ただし、通信品質に関しては、あくまでドコモと比べたらの話で、MVNOの中では優秀です。先ほどの結果も、ドコモ回線よりは遅いというだけの話で、100Mbpsも出ていれば、スマホでの実利用ではほとんど差を体感できないでしょう。大容量のアプリをダウンロードするなど、データサイズが極端に大きくなければ十分実用的な速度です。正午から午後1時までの間は、いわゆるビジネスパーソンがお昼休みを一斉に取ることが多く、MVNOにとっては“鬼門”と言われる時間帯。MVNOによっては、1Mbpsを下回ってしまうこともありました。
現在では帯域を増強するなどして、もう少し速度が出るようになっていますが、それでもやはり顕著に速度が低下するMVNOは少なくありません。この時間帯に安定して100Mbps前後の速度が出るMVNOは、非常に珍しいと言えるでしょう。品質面に関しては、大手キャリアそのものであるサブブランドよりは劣る部分があるものの、MVNOとしてはトップクラス。両者の中間的な立ち位置にいるのが、エコノミーMVNOとしてのOCNモバイルONEと言えそうです。

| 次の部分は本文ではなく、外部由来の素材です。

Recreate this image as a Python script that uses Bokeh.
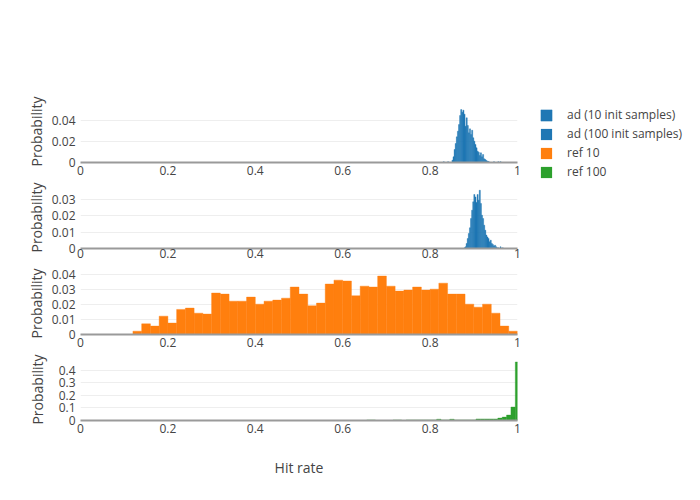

1100円で容量制限がないトーンモバイル、独自の料金体系は魅力
MVNOやサブブランドと直接的に競合するOCN モバイル ONEに対し、トーンモバイルはいわば“変化球”とも言えるサービスを展開しています。ターゲット層はシニアと子ども。トーンモバイルが独自に開発した見守りサービスを展開しており、ドコモショップではその契約をすることもできます。トーンモバイルのサービスは、iPhone用とAndroid用に分かれていますが、料金は共通。基本料は、いずれも1100円です。
料金体系も独特で、一般的なキャリアやMVNOとは異なり、データ容量に制限は設けられていません。見守りサービスの「TONEファミリー」(308円)や、フィルタリングサービスの「あんしんインターネットオプション」(110円)といったオプションはありますが、基本料は1100円の1つだけ。このプランで、無制限にデータ通信を利用できます。通信速度に対する制限も、特にかけられていません。
ただし、データ通信量が多くなる動画の視聴や、アプリのダウンロードはブロックされています。こうしたコンテンツを利用したいときには、「動画チケットオプション」を購入する仕組みです。こちらの料金は、Androidの場合、1GBあたり330円。iPhoneは370円。有効期限は31日間に設定されており、期間内に最大で10GBぶん、3300円(もしくは3700円)まで購入が可能になっています。
また、先ほど説明したとおり、MVNOは大手キャリアから借りた帯域をユーザーがシェアする仕組みで成り立っているため、無制限とはあまり相性がよくありません。ユーザーの通信が殺到してしまうと、それだけ通信速度が低下してしまうからです。トーンモバイルも、混雑時には速度が低下することが指摘されています。その時の通信量や総帯域の量にもよるため、状況は日々変わっていくものですが、波があるのは事実。少なくともこの価格で、キャリアと同程度に速度が出る使い放題は期待しない方がいいでしょう。
もっとも、1100円でほかのMVNOを使おうとすると、3GBなり4GBなりの制限がつきます。容量を超過してしまうと、通信速度が大幅に制限されるため、多少速度にムラがあっても、使い放題で1100円であれば、十分お得感があるとも言えます。動画視聴やアプリのダウンロードはWi-Fi接続時のみと決めている節約派にとっては、使い勝手がいいプランかもしれません。
実際、トーンモバイルがエコノミーMVNOとしてサービスの提供を始めてからは、ターゲットにしていた子どもやシニア以外のユーザーが契約する事例が増えているそうです。トーンモバイルを率いるフリービットの代表取締役社長CEO兼CTO、石田宏樹氏は、2月に開催された記者会見で、「エコノミーMVNOに参画したことで、元々対象としていなかった現役世代が、ティーン層と同じぐらい取れてきている」と語っています。見守りサービスを売りにしたトーンモバイルですが、料金体系的にも注目しておきたい1社と言えるでしょう。